>>
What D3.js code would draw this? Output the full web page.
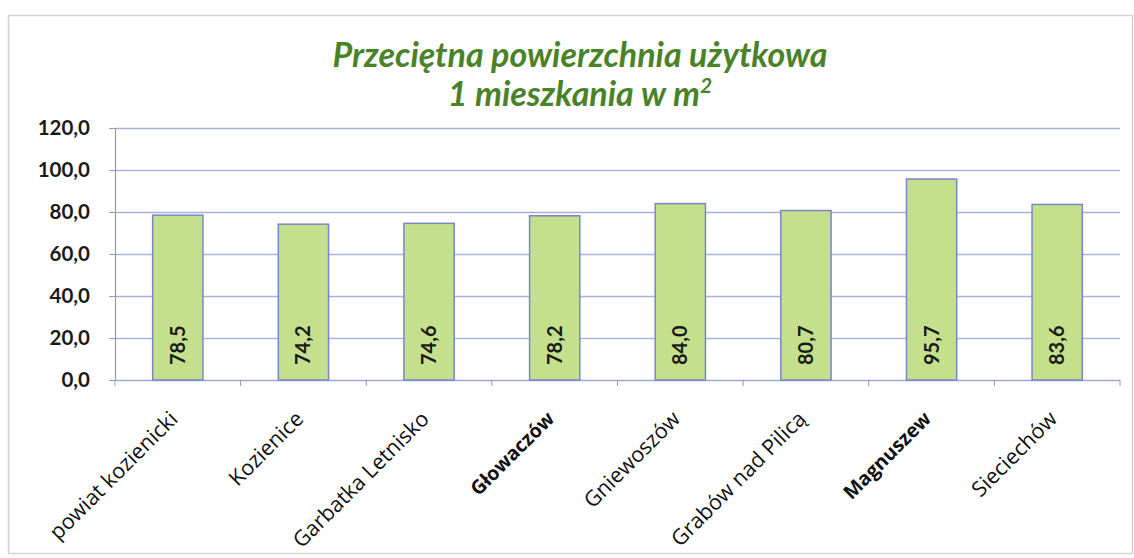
<!DOCTYPE html>
<html><head><meta charset="utf-8">
<script src="https://cdn.jsdelivr.net/npm/d3@7"></script>
<style>body{margin:0;background:#fff}</style>
</head><body>
<svg id="c" width="1134" height="558"></svg>
<script>
const categories = ["powiat kozienicki","Kozienice","Garbatka Letnisko","Głowaczów","Gniewoszów","Grabów nad Pilicą","Magnuszew","Sieciechów"];
const values = [78.5,74.2,74.6,78.2,84.0,80.7,95.7,83.6];
const yTicks = [0,20,40,60,80,100,120];
const boldCats = ["Głowaczów","Magnuszew"];
const titleLines = ["Przeciętna powierzchnia użytkowa","1 mieszkania w m"];

const svg = d3.select("#c");
const m={left:115,right:1120,top:128,bottom:380};
const fmt = v => v.toFixed(1).replace(".", ",");

svg.append("rect").attr("x",8.5).attr("y",15.5).attr("width",1124).attr("height",538)
  .attr("fill","#fff").attr("stroke","#d4d4d4").attr("stroke-width",1.5);

const x = d3.scaleBand().domain(categories).range([m.left,m.right]).paddingInner(0.6).paddingOuter(0.3);
const xb = d3.scaleBand().domain(categories).range([m.left,m.right]);
const y = d3.scaleLinear().domain([0,120]).range([m.bottom,m.top]);

// gridlines
svg.append("g").selectAll("line").data(yTicks.filter(d=>d>0)).join("line")
  .attr("x1",m.left).attr("x2",m.right).attr("y1",d=>y(d)+0.5).attr("y2",d=>y(d)+0.5)
  .attr("stroke",(d,i)=>i%2? "#a8b0d8":"#aab4e2").attr("stroke-width",1.3);

// y axis
const ya = svg.append("g").attr("transform",`translate(${m.left},0)`)
  .call(d3.axisLeft(y).tickValues(yTicks).tickFormat(fmt).tickSize(6).tickPadding(19));
ya.select(".domain").attr("stroke","#9a9a9a").attr("stroke-width",1.2);
ya.selectAll(".tick line").attr("stroke","#9a9a9a");
ya.selectAll("text").attr("font-family","Lato").attr("font-weight","bold").attr("font-size",20.5).attr("fill","#1a1a1a");

// x axis
const xa = svg.append("g").attr("transform",`translate(0,${m.bottom})`);
xa.append("line").attr("x1",m.left).attr("x2",m.right).attr("y1",0.5).attr("y2",0.5).attr("stroke","#9aaae0").attr("stroke-width",1.5);
const bounds = categories.map(c=>xb(c)).concat([m.right]);
xa.selectAll("line.t").data(bounds).join("line").attr("class","t")
  .attr("x1",d=>d).attr("x2",d=>d).attr("y1",0).attr("y2",6).attr("stroke","#9a9a9a");

// bars
svg.append("g").selectAll("rect").data(categories).join("rect")
  .attr("x",c=>x(c)).attr("width",x.bandwidth())
  .attr("y",(c,i)=>y(values[i])).attr("height",(c,i)=>y(0)-y(values[i]))
  .attr("fill","#c5e08c").attr("stroke","#7787c8").attr("stroke-width",1.5);

// value labels
svg.append("g").selectAll("text").data(categories).join("text")
  .attr("transform",c=>`translate(${x(c)+x.bandwidth()/2+7},${m.bottom-15}) rotate(-90)`)
  .attr("font-family","Lato").attr("font-weight","bold").attr("font-size",20).attr("fill","#1a1a1a")
  .text((c,i)=>fmt(values[i]));

// category labels
svg.append("g").selectAll("text").data(categories).join("text")
  .attr("transform",c=>`translate(${x(c)+x.bandwidth()/2-4},${m.bottom+35}) rotate(-45)`)
  .attr("text-anchor","end").attr("dy","0.35em")
  .attr("font-family","Open Sans").attr("font-size",c=>boldCats.includes(c)?19.5:21.5)
  .attr("font-weight",c=>boldCats.includes(c)?"bold":"normal")
  .attr("fill","#111").text(c=>c);

// title
const t = svg.append("text").attr("text-anchor","middle").attr("font-family","Lato")
  .attr("font-weight","bold").attr("font-style","italic").attr("font-size",34).attr("fill","#4a8228");
t.append("tspan").attr("x",580).attr("y",67).text(titleLines[0]);
const t2 = t.append("tspan").attr("x",580).attr("y",106).text(titleLines[1]);
t2.append("tspan").attr("dy",-13).attr("font-size",21).text("2");
</script>
</body></html>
<<
PROMPT >> Make an exact copy of the whole listing, but don't bring over any pictures.

THE ANSWER >>
What D3.js code would draw this? Output the full web page.
<!DOCTYPE html>
<html><head><meta charset="utf-8">
<script src="https://cdn.jsdelivr.net/npm/d3@7"></script>
<style>body{margin:0;background:#fff}</style>
</head><body>
<svg id="c" width="1134" height="558"></svg>
<script>
const categories = ["powiat kozienicki","Kozienice","Garbatka Letnisko","Głowaczów","Gniewoszów","Grabów nad Pilicą","Magnuszew","Sieciechów"];
const values = [78.5,74.2,74.6,78.2,84.0,80.7,95.7,83.6];
const yTicks = [0,20,40,60,80,100,120];
const boldCats = ["Głowaczów","Magnuszew"];
const titleLines = ["Przeciętna powierzchnia użytkowa","1 mieszkania w m"];

const svg = d3.select("#c");
const m={left:115,right:1120,top:128,bottom:380};
const fmt = v => v.toFixed(1).replace(".", ",");

svg.append("rect").attr("x",8.5).attr("y",15.5).attr("width",1124).attr("height",538)
  .attr("fill","#fff").attr("stroke","#d4d4d4").attr("stroke-width",1.5);

const x = d3.scaleBand().domain(categories).range([m.left,m.right]).paddingInner(0.6).paddingOuter(0.3);
const xb = d3.scaleBand().domain(categories).range([m.left,m.right]);
const y = d3.scaleLinear().domain([0,120]).range([m.bottom,m.top]);

// gridlines
svg.append("g").selectAll("line").data(yTicks.filter(d=>d>0)).join("line")
  .attr("x1",m.left).attr("x2",m.right).attr("y1",d=>y(d)+0.5).attr("y2",d=>y(d)+0.5)
  .attr("stroke",(d,i)=>i%2? "#a8b0d8":"#aab4e2").attr("stroke-width",1.3);

// y axis
const ya = svg.append("g").attr("transform",`translate(${m.left},0)`)
  .call(d3.axisLeft(y).tickValues(yTicks).tickFormat(fmt).tickSize(6).tickPadding(19));
ya.select(".domain").attr("stroke","#9a9a9a").attr("stroke-width",1.2);
ya.selectAll(".tick line").attr("stroke","#9a9a9a");
ya.selectAll("text").attr("font-family","Lato").attr("font-weight","bold").attr("font-size",20.5).attr("fill","#1a1a1a");

// x axis
const xa = svg.append("g").attr("transform",`translate(0,${m.bottom})`);
xa.append("line").attr("x1",m.left).attr("x2",m.right).attr("y1",0.5).attr("y2",0.5).attr("stroke","#9aaae0").attr("stroke-width",1.5);
const bounds = categories.map(c=>xb(c)).concat([m.right]);
xa.selectAll("line.t").data(bounds).join("line").attr("class","t")
  .attr("x1",d=>d).attr("x2",d=>d).attr("y1",0).attr("y2",6).attr("stroke","#9a9a9a");

// bars
svg.append("g").selectAll("rect").data(categories).join("rect")
  .attr("x",c=>x(c)).attr("width",x.bandwidth())
  .attr("y",(c,i)=>y(values[i])).attr("height",(c,i)=>y(0)-y(values[i]))
  .attr("fill","#c5e08c").attr("stroke","#7787c8").attr("stroke-width",1.5);

// value labels
svg.append("g").selectAll("text").data(categories).join("text")
  .attr("transform",c=>`translate(${x(c)+x.bandwidth()/2+7},${m.bottom-15}) rotate(-90)`)
  .attr("font-family","Lato").attr("font-weight","bold").attr("font-size",20).attr("fill","#1a1a1a")
  .text((c,i)=>fmt(values[i]));

// category labels
svg.append("g").selectAll("text").data(categories).join("text")
  .attr("transform",c=>`translate(${x(c)+x.bandwidth()/2-4},${m.bottom+35}) rotate(-45)`)
  .attr("text-anchor","end").attr("dy","0.35em")
  .attr("font-family","Open Sans").attr("font-size",c=>boldCats.includes(c)?19.5:21.5)
  .attr("font-weight",c=>boldCats.includes(c)?"bold":"normal")
  .attr("fill","#111").text(c=>c);

// title
const t = svg.append("text").attr("text-anchor","middle").attr("font-family","Lato")
  .attr("font-weight","bold").attr("font-style","italic").attr("font-size",34).attr("fill","#4a8228");
t.append("tspan").attr("x",580).attr("y",67).text(titleLines[0]);
const t2 = t.append("tspan").attr("x",580).attr("y",106).text(titleLines[1]);
t2.append("tspan").attr("dy",-13).attr("font-size",21).text("2");
</script>
</body></html>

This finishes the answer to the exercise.